The main thing that confuses me about what I see is the separation between TwoPhase & TwoPhaseApproximation despite the comments. Couldn't TwoPhase.verify return true, and getApproximation return ‘this’?
It is confusing. TwoPhase does two-phase intersection, it works on approximations, but it is an "exact" scorer, e.g. its what is used if you AND(term, phrase).
However, its possible you could have nested conjunctions such as AND(term1, AND(term2, phrase)). So ConjunctionScorer itself, supports approximations when any of its subs do. TwoPhaseApproximation is this impl, which defers matches() to the caller.
This way confirmation is deferred until there is "global docid" agreement across the whole query tree. With this patch its only going to work with nested conjunctions, because thats all i implemented it for. Obviously for it to work across the board (means put geo/phrase queries anywhere in query/filter tree at arbitrary places and everything "works"), disjunctions and other boolean-like scorers must implement the API too when their subs support approximations.
BTW, please don't generalize all geo as being slow; there are multiple strategies with performance trade-offs for implementing geo.

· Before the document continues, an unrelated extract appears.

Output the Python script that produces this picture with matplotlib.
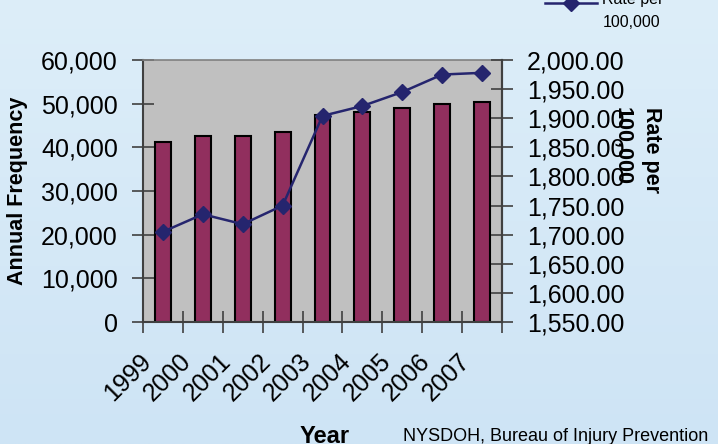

It was not a stab at geo or anything. phrases are in the same category. It is just another use case where verifying the document is actually a match, is more costly then moving to the next "possible" document for the purpose of zig-zag intersection. Exactphrasescorer is a tricky case since its not TOO terribly expensive to verify a match, but still should be a win. thats why i tried to prototyped with it first.